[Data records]
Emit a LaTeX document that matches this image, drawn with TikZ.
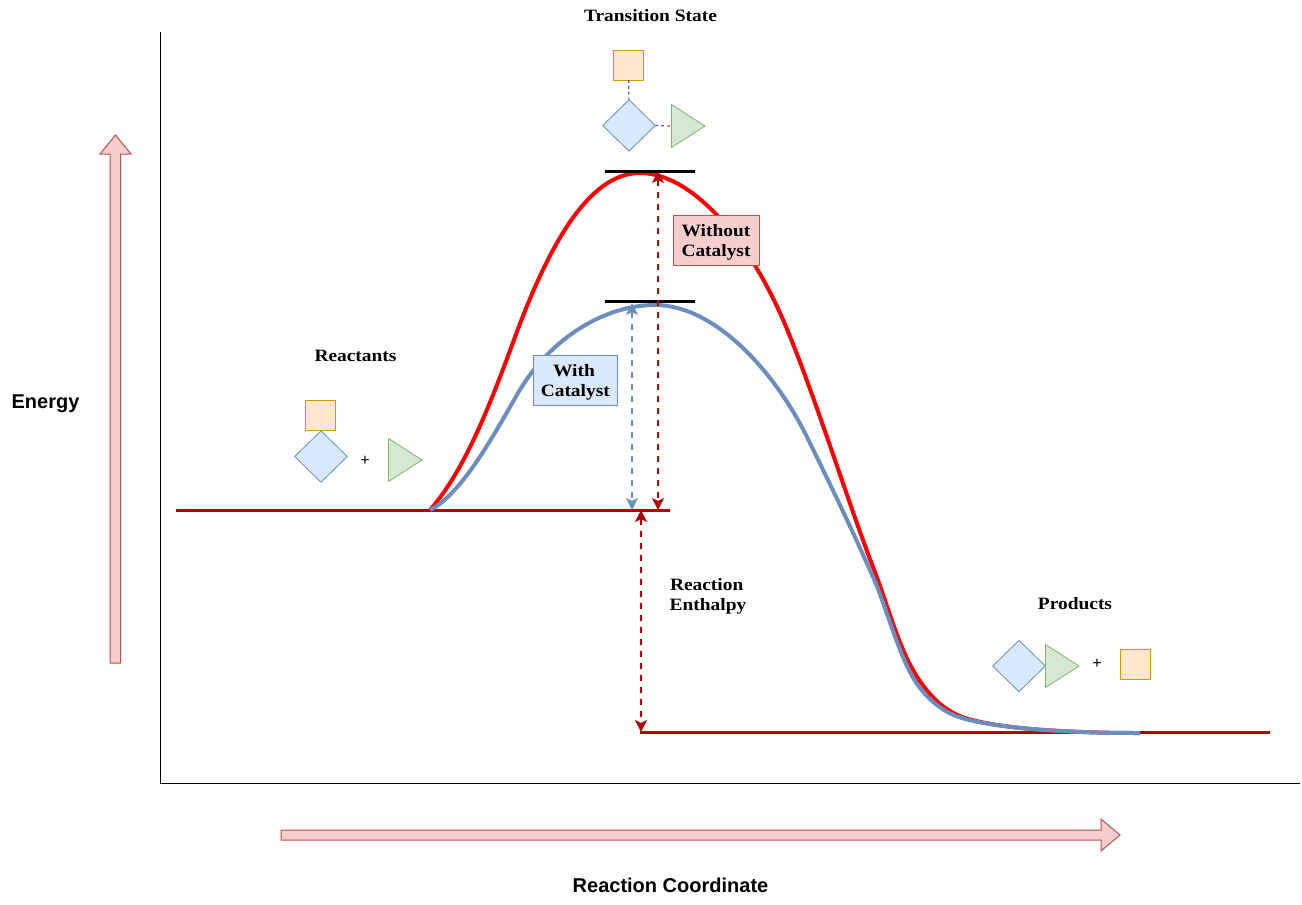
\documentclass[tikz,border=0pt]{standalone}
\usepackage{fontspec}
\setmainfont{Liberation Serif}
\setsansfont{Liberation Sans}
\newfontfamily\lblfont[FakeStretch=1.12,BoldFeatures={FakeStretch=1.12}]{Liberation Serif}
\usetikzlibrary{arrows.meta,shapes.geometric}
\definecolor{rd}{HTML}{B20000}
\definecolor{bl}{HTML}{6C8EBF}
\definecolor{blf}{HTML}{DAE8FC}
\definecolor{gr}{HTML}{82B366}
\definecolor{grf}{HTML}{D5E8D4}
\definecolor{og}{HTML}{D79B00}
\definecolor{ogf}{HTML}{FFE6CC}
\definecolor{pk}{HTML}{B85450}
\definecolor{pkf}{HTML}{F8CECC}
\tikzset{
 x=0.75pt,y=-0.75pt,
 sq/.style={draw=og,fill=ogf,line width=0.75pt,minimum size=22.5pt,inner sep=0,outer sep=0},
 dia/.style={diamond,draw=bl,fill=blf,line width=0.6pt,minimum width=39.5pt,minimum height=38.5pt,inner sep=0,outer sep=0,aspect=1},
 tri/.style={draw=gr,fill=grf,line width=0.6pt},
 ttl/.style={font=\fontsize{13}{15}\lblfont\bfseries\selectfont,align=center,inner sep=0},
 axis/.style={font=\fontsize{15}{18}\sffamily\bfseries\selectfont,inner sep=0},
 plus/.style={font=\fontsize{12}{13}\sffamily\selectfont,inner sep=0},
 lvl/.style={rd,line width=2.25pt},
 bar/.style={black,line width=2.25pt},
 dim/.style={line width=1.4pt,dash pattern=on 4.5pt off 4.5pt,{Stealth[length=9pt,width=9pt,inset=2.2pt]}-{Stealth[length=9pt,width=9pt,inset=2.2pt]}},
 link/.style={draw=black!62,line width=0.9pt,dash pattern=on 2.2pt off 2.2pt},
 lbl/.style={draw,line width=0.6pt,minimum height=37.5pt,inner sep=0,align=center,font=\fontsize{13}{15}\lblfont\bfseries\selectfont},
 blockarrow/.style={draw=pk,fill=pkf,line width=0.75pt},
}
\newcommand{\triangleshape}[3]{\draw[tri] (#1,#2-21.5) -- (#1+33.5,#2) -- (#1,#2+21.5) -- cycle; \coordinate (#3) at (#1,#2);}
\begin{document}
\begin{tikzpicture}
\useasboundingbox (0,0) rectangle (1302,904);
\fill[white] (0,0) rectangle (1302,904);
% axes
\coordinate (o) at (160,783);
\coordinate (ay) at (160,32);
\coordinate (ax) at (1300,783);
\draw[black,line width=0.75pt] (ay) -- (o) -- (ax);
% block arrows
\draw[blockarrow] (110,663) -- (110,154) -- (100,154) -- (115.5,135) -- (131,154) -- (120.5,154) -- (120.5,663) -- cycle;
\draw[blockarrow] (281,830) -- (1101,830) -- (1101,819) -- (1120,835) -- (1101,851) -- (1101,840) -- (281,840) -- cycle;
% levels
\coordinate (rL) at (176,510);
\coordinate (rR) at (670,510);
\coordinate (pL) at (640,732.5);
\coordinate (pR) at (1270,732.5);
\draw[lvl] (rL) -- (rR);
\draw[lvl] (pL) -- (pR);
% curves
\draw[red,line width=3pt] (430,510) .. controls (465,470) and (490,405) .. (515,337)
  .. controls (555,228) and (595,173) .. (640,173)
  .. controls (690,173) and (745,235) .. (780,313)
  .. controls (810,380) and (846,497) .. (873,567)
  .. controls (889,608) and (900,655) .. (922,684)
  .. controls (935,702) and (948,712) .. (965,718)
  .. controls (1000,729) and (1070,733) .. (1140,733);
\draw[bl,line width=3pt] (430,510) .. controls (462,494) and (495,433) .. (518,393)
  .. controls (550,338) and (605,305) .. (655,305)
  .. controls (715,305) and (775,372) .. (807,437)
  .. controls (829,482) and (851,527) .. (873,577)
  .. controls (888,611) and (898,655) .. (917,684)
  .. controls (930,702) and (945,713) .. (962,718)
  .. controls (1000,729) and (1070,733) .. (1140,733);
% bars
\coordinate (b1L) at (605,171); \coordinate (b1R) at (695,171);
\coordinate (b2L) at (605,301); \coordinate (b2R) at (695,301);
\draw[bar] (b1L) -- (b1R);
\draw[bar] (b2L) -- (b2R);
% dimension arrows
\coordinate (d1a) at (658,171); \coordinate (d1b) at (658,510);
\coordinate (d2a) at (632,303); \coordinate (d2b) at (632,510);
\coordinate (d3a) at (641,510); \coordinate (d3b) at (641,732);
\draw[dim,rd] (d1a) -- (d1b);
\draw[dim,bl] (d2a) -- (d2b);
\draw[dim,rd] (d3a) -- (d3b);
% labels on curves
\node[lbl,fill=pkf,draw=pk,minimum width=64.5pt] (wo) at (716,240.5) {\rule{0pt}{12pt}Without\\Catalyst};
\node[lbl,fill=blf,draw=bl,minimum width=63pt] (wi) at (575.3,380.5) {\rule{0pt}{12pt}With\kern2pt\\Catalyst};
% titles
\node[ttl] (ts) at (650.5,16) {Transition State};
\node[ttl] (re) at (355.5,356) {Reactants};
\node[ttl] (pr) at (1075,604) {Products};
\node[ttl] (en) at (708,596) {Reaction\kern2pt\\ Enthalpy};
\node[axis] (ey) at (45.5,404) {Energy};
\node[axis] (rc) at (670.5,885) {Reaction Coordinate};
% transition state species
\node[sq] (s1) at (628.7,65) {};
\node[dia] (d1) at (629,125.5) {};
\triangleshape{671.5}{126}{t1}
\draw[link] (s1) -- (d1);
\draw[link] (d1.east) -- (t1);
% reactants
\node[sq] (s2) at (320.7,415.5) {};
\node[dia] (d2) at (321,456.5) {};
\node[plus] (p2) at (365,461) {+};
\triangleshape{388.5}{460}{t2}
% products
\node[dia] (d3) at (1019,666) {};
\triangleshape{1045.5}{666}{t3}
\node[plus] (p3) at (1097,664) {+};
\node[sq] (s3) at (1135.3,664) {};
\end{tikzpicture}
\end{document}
* * *
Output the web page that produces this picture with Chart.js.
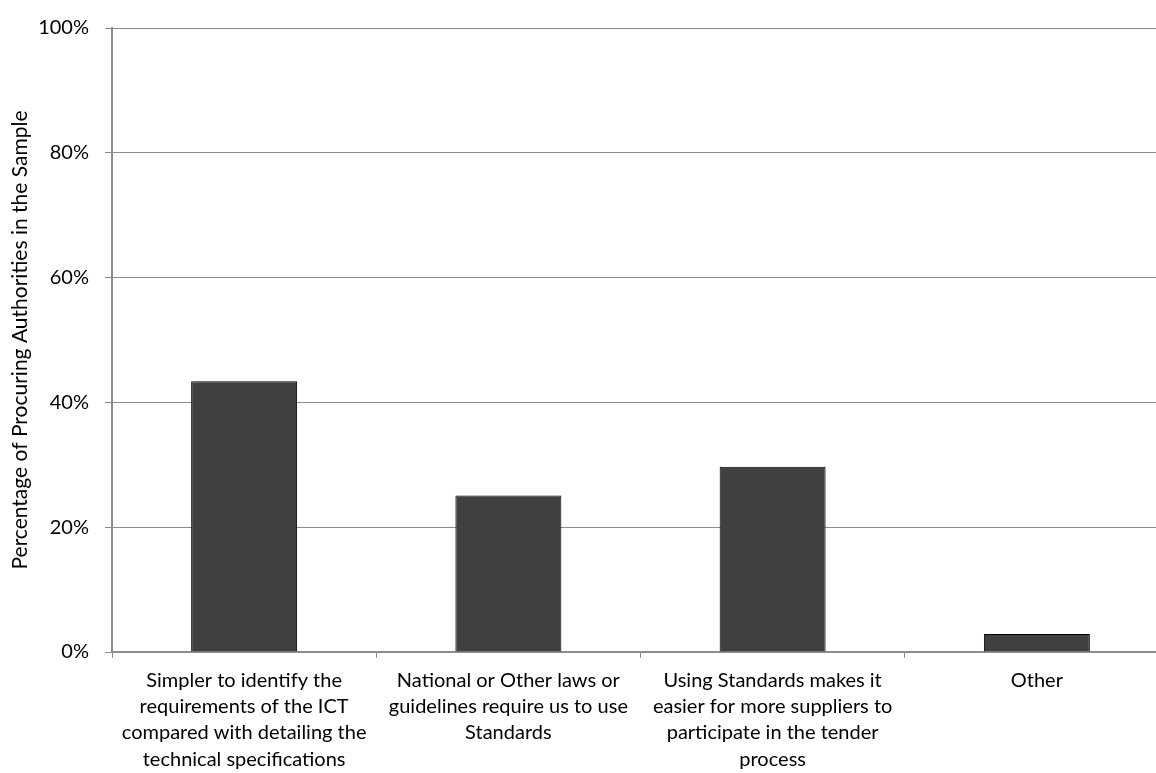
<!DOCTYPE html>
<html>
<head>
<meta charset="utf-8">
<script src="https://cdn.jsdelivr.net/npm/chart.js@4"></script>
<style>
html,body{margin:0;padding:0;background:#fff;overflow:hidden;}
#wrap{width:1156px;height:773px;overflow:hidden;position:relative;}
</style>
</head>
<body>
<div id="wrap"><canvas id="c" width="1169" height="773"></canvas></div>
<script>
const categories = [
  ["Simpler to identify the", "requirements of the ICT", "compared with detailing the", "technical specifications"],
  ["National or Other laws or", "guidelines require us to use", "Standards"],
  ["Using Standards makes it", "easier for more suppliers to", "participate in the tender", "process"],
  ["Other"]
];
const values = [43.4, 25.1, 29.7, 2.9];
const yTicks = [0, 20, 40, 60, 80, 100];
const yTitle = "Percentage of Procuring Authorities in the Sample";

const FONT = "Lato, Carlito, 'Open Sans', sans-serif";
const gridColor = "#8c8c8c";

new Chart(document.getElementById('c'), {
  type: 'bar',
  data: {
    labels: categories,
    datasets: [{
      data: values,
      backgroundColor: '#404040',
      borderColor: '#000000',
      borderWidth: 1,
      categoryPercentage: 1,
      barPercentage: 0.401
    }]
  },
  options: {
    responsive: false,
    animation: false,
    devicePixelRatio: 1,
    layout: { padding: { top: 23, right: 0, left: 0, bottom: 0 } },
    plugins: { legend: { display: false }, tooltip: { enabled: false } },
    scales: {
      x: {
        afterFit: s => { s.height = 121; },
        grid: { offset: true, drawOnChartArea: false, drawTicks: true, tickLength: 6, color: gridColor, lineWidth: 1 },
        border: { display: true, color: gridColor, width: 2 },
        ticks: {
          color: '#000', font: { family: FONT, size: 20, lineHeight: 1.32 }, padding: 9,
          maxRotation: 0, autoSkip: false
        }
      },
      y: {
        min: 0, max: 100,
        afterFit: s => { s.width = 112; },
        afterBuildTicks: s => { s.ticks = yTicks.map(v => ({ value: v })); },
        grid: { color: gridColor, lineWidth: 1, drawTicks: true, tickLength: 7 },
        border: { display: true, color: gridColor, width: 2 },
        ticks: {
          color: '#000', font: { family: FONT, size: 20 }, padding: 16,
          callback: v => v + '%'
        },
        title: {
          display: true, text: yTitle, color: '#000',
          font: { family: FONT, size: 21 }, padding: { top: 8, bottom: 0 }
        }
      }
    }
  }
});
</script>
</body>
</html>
==
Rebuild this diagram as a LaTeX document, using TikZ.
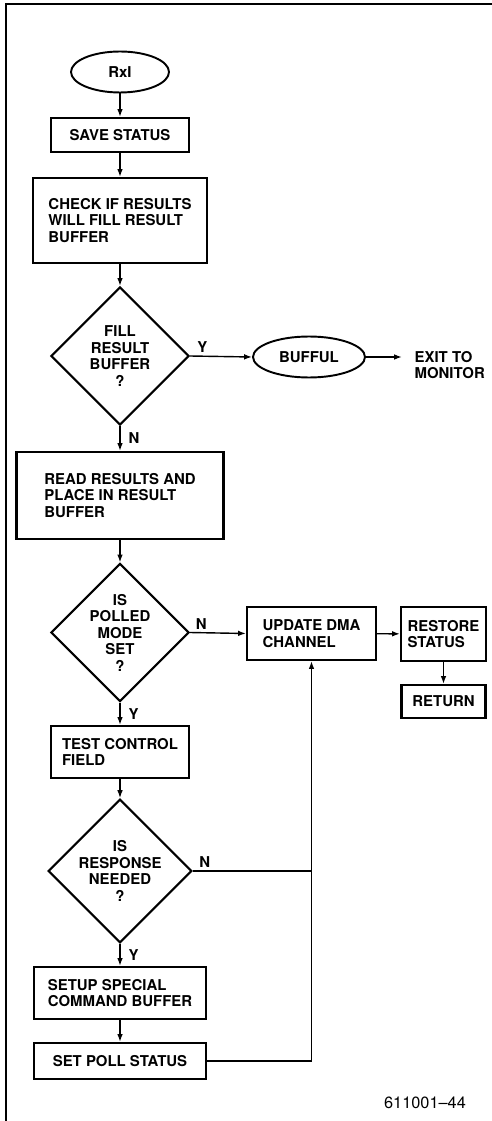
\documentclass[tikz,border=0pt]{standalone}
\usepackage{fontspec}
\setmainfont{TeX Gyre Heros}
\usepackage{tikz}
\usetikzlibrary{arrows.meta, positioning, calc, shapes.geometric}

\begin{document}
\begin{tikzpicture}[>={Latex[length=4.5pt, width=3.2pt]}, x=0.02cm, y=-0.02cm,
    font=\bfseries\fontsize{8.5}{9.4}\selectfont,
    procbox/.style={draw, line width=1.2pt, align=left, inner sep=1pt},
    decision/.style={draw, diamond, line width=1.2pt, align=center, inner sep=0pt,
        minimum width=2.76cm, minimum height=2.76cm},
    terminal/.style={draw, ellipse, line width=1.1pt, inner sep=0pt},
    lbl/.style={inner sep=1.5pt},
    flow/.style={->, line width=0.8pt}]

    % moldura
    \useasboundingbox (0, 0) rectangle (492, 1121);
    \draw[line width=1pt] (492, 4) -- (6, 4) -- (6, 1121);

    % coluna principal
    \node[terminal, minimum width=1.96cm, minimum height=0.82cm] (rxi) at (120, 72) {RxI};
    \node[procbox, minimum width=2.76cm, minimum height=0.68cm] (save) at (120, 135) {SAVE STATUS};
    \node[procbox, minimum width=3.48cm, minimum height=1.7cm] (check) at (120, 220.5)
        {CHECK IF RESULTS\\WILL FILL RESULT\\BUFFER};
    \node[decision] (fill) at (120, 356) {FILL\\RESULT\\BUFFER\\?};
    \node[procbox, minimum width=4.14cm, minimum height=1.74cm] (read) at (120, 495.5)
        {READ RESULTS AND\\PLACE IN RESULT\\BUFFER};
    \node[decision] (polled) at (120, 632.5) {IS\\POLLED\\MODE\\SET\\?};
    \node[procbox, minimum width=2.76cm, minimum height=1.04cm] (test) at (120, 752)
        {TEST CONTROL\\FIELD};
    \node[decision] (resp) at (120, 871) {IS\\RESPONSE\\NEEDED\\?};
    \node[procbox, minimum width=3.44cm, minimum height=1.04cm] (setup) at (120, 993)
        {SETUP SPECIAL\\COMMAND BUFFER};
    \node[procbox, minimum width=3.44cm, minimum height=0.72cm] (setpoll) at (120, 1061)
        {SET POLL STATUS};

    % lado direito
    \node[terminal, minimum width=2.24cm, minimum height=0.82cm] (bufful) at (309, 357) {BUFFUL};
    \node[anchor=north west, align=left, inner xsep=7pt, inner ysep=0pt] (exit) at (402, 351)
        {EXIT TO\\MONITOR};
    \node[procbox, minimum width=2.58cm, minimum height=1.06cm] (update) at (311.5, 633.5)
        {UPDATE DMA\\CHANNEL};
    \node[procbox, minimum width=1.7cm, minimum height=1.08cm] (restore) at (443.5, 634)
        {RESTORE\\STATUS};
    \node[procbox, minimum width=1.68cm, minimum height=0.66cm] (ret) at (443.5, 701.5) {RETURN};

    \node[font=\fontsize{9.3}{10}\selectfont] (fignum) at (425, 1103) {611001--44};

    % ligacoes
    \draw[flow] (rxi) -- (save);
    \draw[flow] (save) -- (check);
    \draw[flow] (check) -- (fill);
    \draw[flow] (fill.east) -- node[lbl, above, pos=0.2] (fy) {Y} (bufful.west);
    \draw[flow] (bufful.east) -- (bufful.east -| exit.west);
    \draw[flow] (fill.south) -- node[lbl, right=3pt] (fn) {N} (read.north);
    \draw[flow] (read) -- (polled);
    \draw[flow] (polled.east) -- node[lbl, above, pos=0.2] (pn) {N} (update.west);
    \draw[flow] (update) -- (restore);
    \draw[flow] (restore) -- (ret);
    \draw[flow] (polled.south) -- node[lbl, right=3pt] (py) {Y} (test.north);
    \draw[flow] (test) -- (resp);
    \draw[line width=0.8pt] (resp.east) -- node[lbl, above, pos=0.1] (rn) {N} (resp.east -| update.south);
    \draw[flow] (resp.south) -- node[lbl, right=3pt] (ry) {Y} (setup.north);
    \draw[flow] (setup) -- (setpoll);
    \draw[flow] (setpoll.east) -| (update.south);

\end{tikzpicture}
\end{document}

[What the task requires] Extract each line holding the word "that" from the records.

[Solution below]
Emit a LaTeX document that matches this image, drawn with TikZ.
Output the web page that produces this picture with Chart.js.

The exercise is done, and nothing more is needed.